_WRITTEN TASK_. Transcribe all of the material exactly, except for its pictures.
• • • •
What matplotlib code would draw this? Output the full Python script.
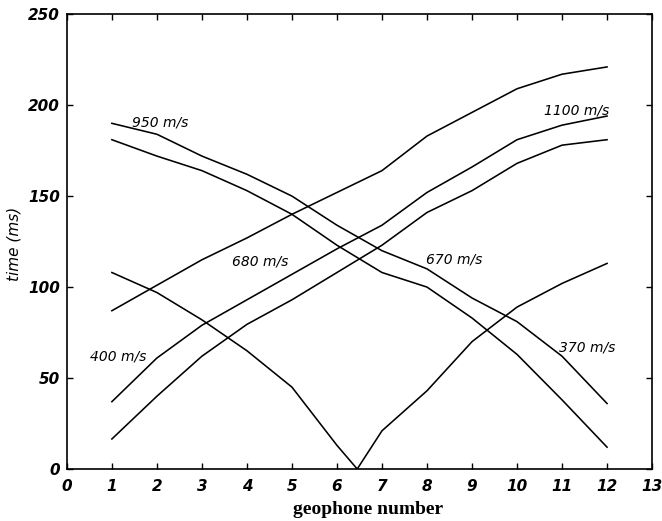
import matplotlib
matplotlib.use("Agg")
import matplotlib.pyplot as plt

# geophone positions
geophones = [1, 2, 3, 4, 5, 6, 7, 8, 9, 10, 11, 12]
v_x = [1, 2, 3, 4, 5, 6, 6.45, 7, 8, 9, 10, 11, 12]

# travel times (ms)
top_up = [87, 101, 115, 127, 140, 152, 164, 183, 196, 209, 217, 221]
mid_up = [37, 61, 79, 93, 107, 121, 134, 152, 166, 181, 189, 194]
low_up = [16.5, 40, 62, 79.5, 93, 108, 123, 141, 153, 168, 178, 181]
top_down = [190, 184, 172, 162, 150, 134, 120, 110, 94, 81, 62, 36]
low_down = [181, 172, 164, 153, 140, 123, 108, 100, 83, 63, 38, 12]
v_line = [108, 97, 82, 65, 45, 13, 0, 21, 43, 70, 89, 102, 113]

label_texts = ["950 m/s", "680 m/s", "1100 m/s", "670 m/s", "400 m/s", "370 m/s"]
label_x = [1.44, 3.66, 10.6, 7.98, 0.51, 10.93]
label_y = [190.5, 114, 197, 115, 62, 67]

x_ticks = list(range(0, 14))
y_ticks = [0, 50, 100, 150, 200, 250]

fig = plt.figure(figsize=(6.62, 5.21), dpi=100)
ax = fig.add_axes([0.101, 0.0998, 0.884, 0.873])

lw = 1.15
for ys in (top_up, mid_up, low_up, top_down, low_down):
    ax.plot(geophones, ys, color="black", lw=lw)
ax.plot(v_x, v_line, color="black", lw=lw)

for t, x, y in zip(label_texts, label_x, label_y):
    ax.text(x, y, t, fontsize=10, style="italic", family="DejaVu Sans",
            ha="left", va="center", color="black")

ax.set_xlim(0, 13)
ax.set_ylim(0, 250)
ax.set_xticks(x_ticks)
ax.set_yticks(y_ticks)
ax.tick_params(axis="both", direction="in", length=4, width=1,
               top=True, right=True, labelsize=11)
ax.tick_params(axis="x", pad=7)
ax.tick_params(axis="y", pad=5)
for lab in ax.get_xticklabels() + ax.get_yticklabels():
    lab.set_fontweight("bold")
    lab.set_fontstyle("italic")
    lab.set_family("DejaVu Sans")

for s in ax.spines.values():
    s.set_linewidth(1.2)

ax.set_xlabel("geophone number", family="Liberation Serif", fontweight="bold",
              fontsize=14)
ax.xaxis.set_label_coords(0.514, -0.07)
ax.set_ylabel("time (ms)", family="DejaVu Sans", style="italic", fontsize=11)
ax.yaxis.set_label_coords(-0.077, 0.495)

fig.savefig("out.png", dpi=100)
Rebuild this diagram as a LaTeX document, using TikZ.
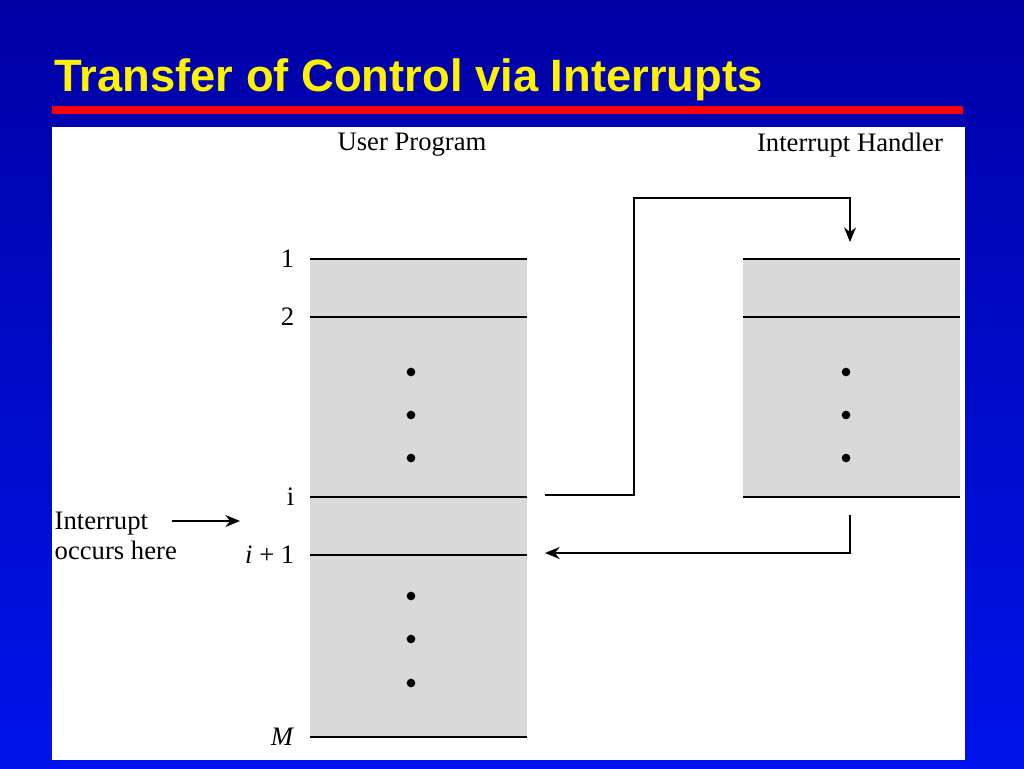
• • • •
_SOLVED EXERCISE_.
What matplotlib code would draw this? Output the full Python script.
import matplotlib
matplotlib.use("Agg")
import matplotlib.pyplot as plt

# geophone positions
geophones = [1, 2, 3, 4, 5, 6, 7, 8, 9, 10, 11, 12]
v_x = [1, 2, 3, 4, 5, 6, 6.45, 7, 8, 9, 10, 11, 12]

# travel times (ms)
top_up = [87, 101, 115, 127, 140, 152, 164, 183, 196, 209, 217, 221]
mid_up = [37, 61, 79, 93, 107, 121, 134, 152, 166, 181, 189, 194]
low_up = [16.5, 40, 62, 79.5, 93, 108, 123, 141, 153, 168, 178, 181]
top_down = [190, 184, 172, 162, 150, 134, 120, 110, 94, 81, 62, 36]
low_down = [181, 172, 164, 153, 140, 123, 108, 100, 83, 63, 38, 12]
v_line = [108, 97, 82, 65, 45, 13, 0, 21, 43, 70, 89, 102, 113]

label_texts = ["950 m/s", "680 m/s", "1100 m/s", "670 m/s", "400 m/s", "370 m/s"]
label_x = [1.44, 3.66, 10.6, 7.98, 0.51, 10.93]
label_y = [190.5, 114, 197, 115, 62, 67]

x_ticks = list(range(0, 14))
y_ticks = [0, 50, 100, 150, 200, 250]

fig = plt.figure(figsize=(6.62, 5.21), dpi=100)
ax = fig.add_axes([0.101, 0.0998, 0.884, 0.873])

lw = 1.15
for ys in (top_up, mid_up, low_up, top_down, low_down):
    ax.plot(geophones, ys, color="black", lw=lw)
ax.plot(v_x, v_line, color="black", lw=lw)

for t, x, y in zip(label_texts, label_x, label_y):
    ax.text(x, y, t, fontsize=10, style="italic", family="DejaVu Sans",
            ha="left", va="center", color="black")

ax.set_xlim(0, 13)
ax.set_ylim(0, 250)
ax.set_xticks(x_ticks)
ax.set_yticks(y_ticks)
ax.tick_params(axis="both", direction="in", length=4, width=1,
               top=True, right=True, labelsize=11)
ax.tick_params(axis="x", pad=7)
ax.tick_params(axis="y", pad=5)
for lab in ax.get_xticklabels() + ax.get_yticklabels():
    lab.set_fontweight("bold")
    lab.set_fontstyle("italic")
    lab.set_family("DejaVu Sans")

for s in ax.spines.values():
    s.set_linewidth(1.2)

ax.set_xlabel("geophone number", family="Liberation Serif", fontweight="bold",
              fontsize=14)
ax.xaxis.set_label_coords(0.514, -0.07)
ax.set_ylabel("time (ms)", family="DejaVu Sans", style="italic", fontsize=11)
ax.yaxis.set_label_coords(-0.077, 0.495)

fig.savefig("out.png", dpi=100)
Rebuild this diagram as a LaTeX document, using TikZ.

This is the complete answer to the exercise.